GIVEN TASK =>
Output the line that holds "Reproduce this chart with pgfplots.", the line that holds "line width=0.5pt, dash", and every line between them, exactly, but none of the pictures.

AVAILABLE DATA =>
┌──
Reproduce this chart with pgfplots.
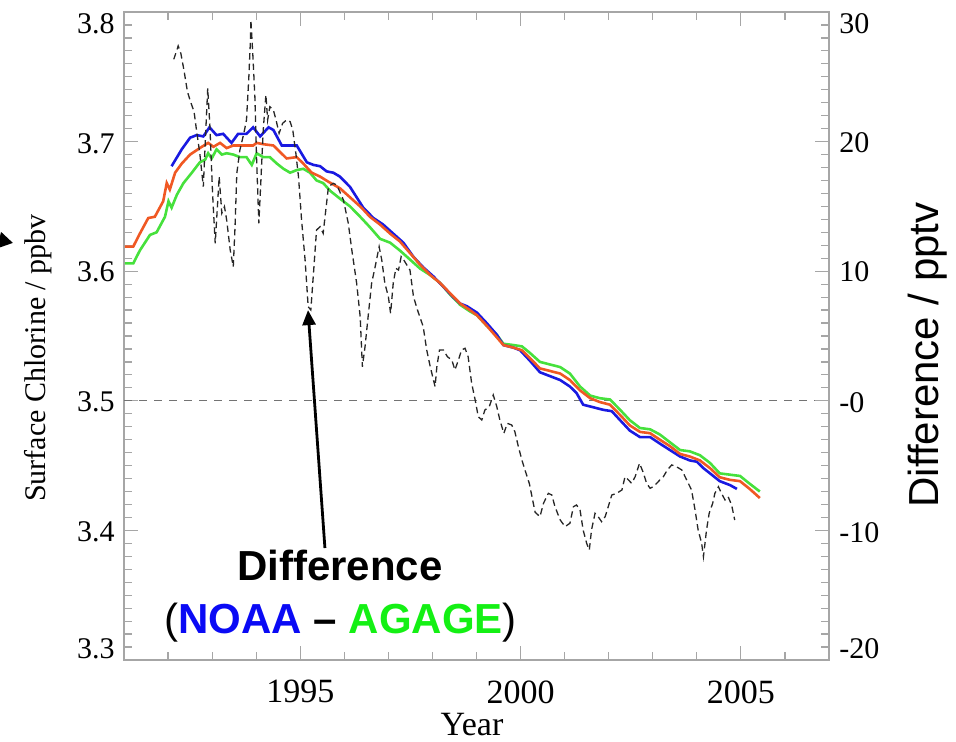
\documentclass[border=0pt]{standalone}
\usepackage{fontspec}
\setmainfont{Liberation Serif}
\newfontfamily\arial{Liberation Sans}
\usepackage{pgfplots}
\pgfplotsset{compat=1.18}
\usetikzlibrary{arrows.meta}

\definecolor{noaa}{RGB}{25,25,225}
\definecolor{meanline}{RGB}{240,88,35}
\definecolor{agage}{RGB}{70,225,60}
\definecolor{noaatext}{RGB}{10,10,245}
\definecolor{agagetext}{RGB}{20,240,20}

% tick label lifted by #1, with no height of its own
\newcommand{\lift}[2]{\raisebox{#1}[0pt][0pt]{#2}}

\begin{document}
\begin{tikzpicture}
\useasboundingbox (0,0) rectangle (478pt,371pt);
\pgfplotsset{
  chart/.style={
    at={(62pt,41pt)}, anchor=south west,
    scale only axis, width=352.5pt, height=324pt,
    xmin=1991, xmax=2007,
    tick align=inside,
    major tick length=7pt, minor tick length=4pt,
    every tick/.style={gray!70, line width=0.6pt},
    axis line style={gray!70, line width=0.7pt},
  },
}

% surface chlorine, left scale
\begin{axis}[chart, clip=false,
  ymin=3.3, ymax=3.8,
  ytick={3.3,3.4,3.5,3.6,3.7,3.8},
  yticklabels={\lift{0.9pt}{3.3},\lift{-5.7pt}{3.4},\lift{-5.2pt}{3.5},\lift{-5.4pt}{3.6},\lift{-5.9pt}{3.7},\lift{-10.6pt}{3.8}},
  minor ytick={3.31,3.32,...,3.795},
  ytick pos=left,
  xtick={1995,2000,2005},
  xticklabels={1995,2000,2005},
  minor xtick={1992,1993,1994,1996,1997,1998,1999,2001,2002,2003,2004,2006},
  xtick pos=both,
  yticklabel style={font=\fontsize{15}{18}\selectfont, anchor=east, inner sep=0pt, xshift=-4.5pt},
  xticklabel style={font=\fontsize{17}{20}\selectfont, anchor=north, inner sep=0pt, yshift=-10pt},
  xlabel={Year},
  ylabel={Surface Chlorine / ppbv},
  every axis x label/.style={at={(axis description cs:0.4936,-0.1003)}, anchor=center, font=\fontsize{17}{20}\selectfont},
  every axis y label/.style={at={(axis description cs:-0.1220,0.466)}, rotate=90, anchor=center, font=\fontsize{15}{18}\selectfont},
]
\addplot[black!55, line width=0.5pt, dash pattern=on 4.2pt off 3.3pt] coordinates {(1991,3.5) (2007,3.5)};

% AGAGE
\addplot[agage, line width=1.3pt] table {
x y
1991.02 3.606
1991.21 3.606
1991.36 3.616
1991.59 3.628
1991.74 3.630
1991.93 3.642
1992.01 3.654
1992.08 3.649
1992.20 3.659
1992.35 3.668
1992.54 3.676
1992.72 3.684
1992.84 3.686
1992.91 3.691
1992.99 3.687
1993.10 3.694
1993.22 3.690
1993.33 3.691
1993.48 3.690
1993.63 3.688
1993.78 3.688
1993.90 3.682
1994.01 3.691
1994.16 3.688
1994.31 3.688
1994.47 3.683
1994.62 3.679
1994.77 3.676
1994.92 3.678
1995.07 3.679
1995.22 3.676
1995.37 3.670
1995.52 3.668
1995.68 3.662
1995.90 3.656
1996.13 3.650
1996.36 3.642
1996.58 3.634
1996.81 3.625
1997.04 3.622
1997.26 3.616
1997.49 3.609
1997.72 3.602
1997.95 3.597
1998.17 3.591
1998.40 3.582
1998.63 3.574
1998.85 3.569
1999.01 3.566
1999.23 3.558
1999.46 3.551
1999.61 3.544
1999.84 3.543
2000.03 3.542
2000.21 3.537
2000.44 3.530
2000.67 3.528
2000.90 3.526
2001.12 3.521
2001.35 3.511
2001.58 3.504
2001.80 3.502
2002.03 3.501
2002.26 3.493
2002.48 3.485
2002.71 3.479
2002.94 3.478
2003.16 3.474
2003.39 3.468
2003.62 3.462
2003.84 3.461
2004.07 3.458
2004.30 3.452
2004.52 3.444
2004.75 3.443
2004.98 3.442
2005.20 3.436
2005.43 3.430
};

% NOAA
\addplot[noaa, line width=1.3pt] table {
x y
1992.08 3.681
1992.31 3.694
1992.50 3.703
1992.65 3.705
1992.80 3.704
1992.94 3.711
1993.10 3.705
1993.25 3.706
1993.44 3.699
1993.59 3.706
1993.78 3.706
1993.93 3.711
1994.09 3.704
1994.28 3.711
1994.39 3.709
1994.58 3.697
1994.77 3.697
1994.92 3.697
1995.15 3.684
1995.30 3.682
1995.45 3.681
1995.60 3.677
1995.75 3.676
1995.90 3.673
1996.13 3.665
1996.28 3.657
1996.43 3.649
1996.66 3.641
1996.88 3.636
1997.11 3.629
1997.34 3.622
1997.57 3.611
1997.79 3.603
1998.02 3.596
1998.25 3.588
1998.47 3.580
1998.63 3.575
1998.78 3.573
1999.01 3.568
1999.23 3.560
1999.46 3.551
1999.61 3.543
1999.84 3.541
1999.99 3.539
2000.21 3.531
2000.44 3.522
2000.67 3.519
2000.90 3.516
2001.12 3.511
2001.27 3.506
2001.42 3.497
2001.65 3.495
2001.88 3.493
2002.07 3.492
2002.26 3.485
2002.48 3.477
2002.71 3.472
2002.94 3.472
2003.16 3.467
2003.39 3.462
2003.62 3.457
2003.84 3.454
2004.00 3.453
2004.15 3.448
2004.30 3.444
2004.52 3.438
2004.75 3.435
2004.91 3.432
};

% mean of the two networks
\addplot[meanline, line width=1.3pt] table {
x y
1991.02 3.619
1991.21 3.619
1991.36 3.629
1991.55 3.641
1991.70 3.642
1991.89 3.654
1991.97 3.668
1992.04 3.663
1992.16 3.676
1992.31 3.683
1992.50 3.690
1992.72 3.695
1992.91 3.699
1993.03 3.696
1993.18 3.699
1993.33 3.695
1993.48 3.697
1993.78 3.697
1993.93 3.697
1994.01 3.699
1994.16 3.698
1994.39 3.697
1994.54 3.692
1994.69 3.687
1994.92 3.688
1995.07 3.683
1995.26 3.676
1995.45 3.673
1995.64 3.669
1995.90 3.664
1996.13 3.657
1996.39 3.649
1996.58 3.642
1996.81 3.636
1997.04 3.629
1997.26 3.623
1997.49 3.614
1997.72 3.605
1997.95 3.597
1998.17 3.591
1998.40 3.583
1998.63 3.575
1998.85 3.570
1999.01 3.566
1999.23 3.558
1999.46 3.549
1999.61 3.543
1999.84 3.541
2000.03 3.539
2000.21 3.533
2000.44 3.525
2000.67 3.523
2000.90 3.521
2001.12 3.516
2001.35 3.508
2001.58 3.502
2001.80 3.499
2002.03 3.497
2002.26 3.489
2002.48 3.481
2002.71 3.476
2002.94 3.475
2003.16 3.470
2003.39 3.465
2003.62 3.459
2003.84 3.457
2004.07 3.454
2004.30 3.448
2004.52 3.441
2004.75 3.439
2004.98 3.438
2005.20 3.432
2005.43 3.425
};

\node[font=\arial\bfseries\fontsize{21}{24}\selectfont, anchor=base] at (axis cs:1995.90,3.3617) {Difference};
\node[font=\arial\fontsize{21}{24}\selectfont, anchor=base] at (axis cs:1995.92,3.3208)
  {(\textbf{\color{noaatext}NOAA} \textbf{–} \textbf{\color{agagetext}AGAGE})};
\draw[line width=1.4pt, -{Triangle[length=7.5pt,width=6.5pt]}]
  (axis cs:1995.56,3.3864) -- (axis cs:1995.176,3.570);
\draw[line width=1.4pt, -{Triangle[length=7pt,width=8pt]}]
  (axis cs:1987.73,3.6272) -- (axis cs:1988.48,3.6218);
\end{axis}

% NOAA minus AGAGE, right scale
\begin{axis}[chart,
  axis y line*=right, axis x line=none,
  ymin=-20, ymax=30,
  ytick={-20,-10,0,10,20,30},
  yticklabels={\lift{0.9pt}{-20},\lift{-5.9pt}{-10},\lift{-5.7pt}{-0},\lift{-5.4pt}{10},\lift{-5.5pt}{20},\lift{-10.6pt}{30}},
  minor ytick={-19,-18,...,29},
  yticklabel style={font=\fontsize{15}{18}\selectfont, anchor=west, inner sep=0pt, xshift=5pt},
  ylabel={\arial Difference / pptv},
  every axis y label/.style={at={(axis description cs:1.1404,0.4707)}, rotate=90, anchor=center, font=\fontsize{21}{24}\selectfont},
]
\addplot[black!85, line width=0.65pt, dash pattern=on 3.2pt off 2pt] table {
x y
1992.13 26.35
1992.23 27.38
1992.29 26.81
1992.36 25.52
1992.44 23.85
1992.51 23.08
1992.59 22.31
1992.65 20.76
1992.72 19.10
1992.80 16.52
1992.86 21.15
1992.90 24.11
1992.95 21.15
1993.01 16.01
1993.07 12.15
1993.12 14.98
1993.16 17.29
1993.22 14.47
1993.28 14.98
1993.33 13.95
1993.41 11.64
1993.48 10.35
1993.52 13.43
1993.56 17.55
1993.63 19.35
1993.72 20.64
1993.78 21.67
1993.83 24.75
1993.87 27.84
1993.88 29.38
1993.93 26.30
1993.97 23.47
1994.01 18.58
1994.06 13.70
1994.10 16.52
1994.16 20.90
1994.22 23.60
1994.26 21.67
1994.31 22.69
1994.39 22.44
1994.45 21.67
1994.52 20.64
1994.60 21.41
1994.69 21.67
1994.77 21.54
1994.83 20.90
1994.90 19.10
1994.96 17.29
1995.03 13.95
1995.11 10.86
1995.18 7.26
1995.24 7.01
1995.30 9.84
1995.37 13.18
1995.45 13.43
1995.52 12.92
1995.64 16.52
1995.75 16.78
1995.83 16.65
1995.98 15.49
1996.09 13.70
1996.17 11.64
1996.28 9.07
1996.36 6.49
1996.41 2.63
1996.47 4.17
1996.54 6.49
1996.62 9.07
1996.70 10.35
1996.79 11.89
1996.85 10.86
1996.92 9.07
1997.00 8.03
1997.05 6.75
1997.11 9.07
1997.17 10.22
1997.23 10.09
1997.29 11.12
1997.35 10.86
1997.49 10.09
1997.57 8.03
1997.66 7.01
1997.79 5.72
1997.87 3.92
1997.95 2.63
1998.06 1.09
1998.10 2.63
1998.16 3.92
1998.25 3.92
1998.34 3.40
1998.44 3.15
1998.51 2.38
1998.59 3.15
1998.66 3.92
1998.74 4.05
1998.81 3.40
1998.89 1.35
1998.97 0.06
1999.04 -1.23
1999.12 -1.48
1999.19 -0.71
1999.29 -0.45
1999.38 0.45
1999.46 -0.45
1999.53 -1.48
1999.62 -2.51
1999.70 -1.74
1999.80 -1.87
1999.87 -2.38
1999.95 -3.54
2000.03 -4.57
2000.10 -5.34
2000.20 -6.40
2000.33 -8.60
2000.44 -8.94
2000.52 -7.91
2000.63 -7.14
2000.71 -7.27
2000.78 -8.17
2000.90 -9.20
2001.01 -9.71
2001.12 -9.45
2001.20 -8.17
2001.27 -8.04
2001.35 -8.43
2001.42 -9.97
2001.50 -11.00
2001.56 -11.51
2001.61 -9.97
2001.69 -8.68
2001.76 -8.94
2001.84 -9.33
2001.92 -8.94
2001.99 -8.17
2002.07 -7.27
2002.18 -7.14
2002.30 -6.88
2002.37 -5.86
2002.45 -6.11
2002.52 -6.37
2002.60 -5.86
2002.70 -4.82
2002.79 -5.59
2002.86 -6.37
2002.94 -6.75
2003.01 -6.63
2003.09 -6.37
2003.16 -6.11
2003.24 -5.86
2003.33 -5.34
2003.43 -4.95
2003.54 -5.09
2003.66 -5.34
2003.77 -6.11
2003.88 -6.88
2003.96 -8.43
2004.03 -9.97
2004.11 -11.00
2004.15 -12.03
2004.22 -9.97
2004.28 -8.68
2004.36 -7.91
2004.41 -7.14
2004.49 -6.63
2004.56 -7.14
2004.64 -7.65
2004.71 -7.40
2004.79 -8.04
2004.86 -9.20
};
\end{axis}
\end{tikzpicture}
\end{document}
└──
┌──
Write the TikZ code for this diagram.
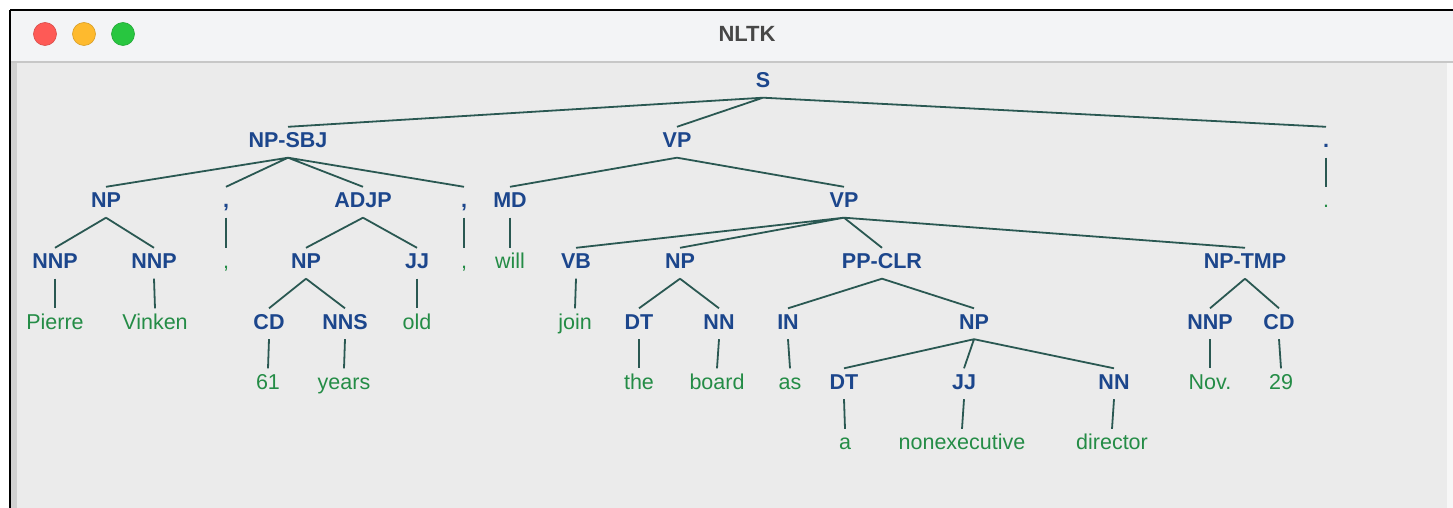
└──
OUTPUT BELOW =>
Reproduce this chart with pgfplots.
\documentclass[border=0pt]{standalone}
\usepackage{fontspec}
\setmainfont{Liberation Serif}
\newfontfamily\arial{Liberation Sans}
\usepackage{pgfplots}
\pgfplotsset{compat=1.18}
\usetikzlibrary{arrows.meta}

\definecolor{noaa}{RGB}{25,25,225}
\definecolor{meanline}{RGB}{240,88,35}
\definecolor{agage}{RGB}{70,225,60}
\definecolor{noaatext}{RGB}{10,10,245}
\definecolor{agagetext}{RGB}{20,240,20}

% tick label lifted by #1, with no height of its own
\newcommand{\lift}[2]{\raisebox{#1}[0pt][0pt]{#2}}

\begin{document}
\begin{tikzpicture}
\useasboundingbox (0,0) rectangle (478pt,371pt);
\pgfplotsset{
  chart/.style={
    at={(62pt,41pt)}, anchor=south west,
    scale only axis, width=352.5pt, height=324pt,
    xmin=1991, xmax=2007,
    tick align=inside,
    major tick length=7pt, minor tick length=4pt,
    every tick/.style={gray!70, line width=0.6pt},
    axis line style={gray!70, line width=0.7pt},
  },
}

% surface chlorine, left scale
\begin{axis}[chart, clip=false,
  ymin=3.3, ymax=3.8,
  ytick={3.3,3.4,3.5,3.6,3.7,3.8},
  yticklabels={\lift{0.9pt}{3.3},\lift{-5.7pt}{3.4},\lift{-5.2pt}{3.5},\lift{-5.4pt}{3.6},\lift{-5.9pt}{3.7},\lift{-10.6pt}{3.8}},
  minor ytick={3.31,3.32,...,3.795},
  ytick pos=left,
  xtick={1995,2000,2005},
  xticklabels={1995,2000,2005},
  minor xtick={1992,1993,1994,1996,1997,1998,1999,2001,2002,2003,2004,2006},
  xtick pos=both,
  yticklabel style={font=\fontsize{15}{18}\selectfont, anchor=east, inner sep=0pt, xshift=-4.5pt},
  xticklabel style={font=\fontsize{17}{20}\selectfont, anchor=north, inner sep=0pt, yshift=-10pt},
  xlabel={Year},
  ylabel={Surface Chlorine / ppbv},
  every axis x label/.style={at={(axis description cs:0.4936,-0.1003)}, anchor=center, font=\fontsize{17}{20}\selectfont},
  every axis y label/.style={at={(axis description cs:-0.1220,0.466)}, rotate=90, anchor=center, font=\fontsize{15}{18}\selectfont},
]
\addplot[black!55, line width=0.5pt, dash pattern=on 4.2pt off 3.3pt] coordinates {(1991,3.5) (2007,3.5)};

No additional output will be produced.